17. The method of claim 1, further comprising:

receiving an instruction to close the material outlet;

controlling an opening adjustment mechanism of the spreading apparatus to close the material outlet according to the instruction;

detecting whether the real-time degree of opening of the material outlet is gradually becoming zero; and

in response to the real-time degree of opening of the material outlet not gradually becoming zero, transmitting an alarm signal indicating that the material outlet fails to close to the remote control device.

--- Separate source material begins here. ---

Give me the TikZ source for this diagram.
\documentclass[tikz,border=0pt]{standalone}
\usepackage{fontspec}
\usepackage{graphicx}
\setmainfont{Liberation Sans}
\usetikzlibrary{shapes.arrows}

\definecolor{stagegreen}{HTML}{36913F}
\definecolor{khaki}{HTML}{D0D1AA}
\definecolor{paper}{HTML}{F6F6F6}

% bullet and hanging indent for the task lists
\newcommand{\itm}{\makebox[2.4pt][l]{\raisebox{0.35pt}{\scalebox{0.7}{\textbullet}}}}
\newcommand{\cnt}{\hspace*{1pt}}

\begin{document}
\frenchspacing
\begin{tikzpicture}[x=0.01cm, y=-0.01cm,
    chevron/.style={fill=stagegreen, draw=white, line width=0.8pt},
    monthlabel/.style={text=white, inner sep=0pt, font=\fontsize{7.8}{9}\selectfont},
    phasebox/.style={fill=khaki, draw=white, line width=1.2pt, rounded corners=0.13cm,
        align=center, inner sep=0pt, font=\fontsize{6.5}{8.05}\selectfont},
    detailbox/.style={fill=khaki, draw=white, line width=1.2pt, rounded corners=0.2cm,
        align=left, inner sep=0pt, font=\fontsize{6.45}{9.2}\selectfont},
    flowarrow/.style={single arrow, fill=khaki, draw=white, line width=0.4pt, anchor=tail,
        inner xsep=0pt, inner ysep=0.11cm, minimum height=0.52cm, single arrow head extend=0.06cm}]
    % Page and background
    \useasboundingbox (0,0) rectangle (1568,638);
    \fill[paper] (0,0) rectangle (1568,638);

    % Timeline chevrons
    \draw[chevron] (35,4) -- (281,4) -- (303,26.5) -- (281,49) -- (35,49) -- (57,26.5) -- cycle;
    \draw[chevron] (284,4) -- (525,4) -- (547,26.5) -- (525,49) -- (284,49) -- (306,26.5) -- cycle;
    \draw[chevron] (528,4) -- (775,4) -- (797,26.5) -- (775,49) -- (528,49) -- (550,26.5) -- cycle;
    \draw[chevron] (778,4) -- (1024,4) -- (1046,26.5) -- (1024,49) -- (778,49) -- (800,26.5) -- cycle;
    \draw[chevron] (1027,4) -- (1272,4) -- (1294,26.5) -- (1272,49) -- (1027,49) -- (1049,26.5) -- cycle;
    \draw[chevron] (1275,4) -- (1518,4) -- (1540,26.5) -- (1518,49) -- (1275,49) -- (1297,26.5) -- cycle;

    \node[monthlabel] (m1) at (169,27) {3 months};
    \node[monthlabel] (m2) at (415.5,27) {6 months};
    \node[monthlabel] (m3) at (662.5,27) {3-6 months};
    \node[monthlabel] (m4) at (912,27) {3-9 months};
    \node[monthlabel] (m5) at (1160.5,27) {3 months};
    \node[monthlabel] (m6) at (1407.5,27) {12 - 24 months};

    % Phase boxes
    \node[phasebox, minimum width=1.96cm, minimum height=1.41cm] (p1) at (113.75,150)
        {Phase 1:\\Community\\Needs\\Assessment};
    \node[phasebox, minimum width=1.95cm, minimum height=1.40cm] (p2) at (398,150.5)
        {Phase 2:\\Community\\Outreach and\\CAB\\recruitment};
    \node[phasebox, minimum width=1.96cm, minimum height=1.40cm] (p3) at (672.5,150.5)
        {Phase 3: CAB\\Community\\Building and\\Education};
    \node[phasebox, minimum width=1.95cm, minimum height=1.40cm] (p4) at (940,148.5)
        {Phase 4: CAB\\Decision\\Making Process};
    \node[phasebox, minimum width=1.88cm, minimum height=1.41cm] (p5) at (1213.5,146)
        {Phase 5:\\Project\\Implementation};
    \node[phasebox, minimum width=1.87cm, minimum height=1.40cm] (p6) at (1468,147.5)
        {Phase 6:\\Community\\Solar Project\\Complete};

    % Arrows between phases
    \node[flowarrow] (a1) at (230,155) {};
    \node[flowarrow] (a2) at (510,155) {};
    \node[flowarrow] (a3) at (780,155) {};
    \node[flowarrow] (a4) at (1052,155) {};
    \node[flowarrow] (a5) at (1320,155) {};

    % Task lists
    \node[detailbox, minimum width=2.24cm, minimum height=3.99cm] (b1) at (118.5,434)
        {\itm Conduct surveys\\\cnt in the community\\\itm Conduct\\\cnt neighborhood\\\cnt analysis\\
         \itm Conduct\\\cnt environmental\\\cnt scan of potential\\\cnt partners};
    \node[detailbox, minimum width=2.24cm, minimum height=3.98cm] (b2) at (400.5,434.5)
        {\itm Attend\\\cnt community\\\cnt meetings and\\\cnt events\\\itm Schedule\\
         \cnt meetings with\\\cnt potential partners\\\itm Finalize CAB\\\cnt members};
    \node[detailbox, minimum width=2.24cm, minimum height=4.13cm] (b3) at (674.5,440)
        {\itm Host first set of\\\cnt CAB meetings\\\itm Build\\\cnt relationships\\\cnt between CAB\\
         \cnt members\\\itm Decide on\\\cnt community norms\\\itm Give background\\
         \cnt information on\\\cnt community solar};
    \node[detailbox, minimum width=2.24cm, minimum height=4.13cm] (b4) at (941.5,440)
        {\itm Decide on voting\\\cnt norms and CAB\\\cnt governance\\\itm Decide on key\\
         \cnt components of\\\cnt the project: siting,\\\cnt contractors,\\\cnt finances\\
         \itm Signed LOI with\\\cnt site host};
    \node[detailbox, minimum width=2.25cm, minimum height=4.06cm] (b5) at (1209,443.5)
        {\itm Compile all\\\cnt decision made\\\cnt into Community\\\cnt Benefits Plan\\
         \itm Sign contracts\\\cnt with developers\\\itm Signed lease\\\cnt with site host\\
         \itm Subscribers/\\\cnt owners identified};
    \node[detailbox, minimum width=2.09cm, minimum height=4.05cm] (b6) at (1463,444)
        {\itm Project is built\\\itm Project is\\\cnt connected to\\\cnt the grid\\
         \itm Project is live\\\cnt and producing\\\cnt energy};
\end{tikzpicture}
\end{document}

18. A spreading apparatus comprising:

a material box including a material outlet at bottom;

an opening adjustment mechanism including a baffle plate provided at the material outlet, and a baffle plate motor configured to drive the baffle plate to move to adjust a degree of opening of the material outlet;

a spreading mechanism including a turntable provided below the baffle plate, and a turntable motor configured to drive the turntable to rotate; and

a processor configured to:

obtain a target degree of opening and a real-time degree of opening of the material outlet;

determine whether the real-time degree of opening of the material outlet is abnormal based on a comparison result between the real-time degree of opening and the target degree of opening; and

transmit, in response to the real-time degree of opening of the material outlet being abnormal, an alarm signal to a remote control device.

19. A plant protection unmanned aerial vehicle comprising:

a body;

an arm, one end of the arm being connected with the body;

a power assembly arranged at another end of the arm; and

a spreading apparatus carried below the body and including:

a material box including a material outlet at bottom;

a processor configured to:

20. The plant protection unmanned aerial vehicle of claim 19, wherein the processor of the spreading apparatus is integrated with a flight controller disposed inside the body.

21. The plant protection unmanned aerial vehicle of claim 20, further comprising:

the remote control device in communication connection with the flight controller.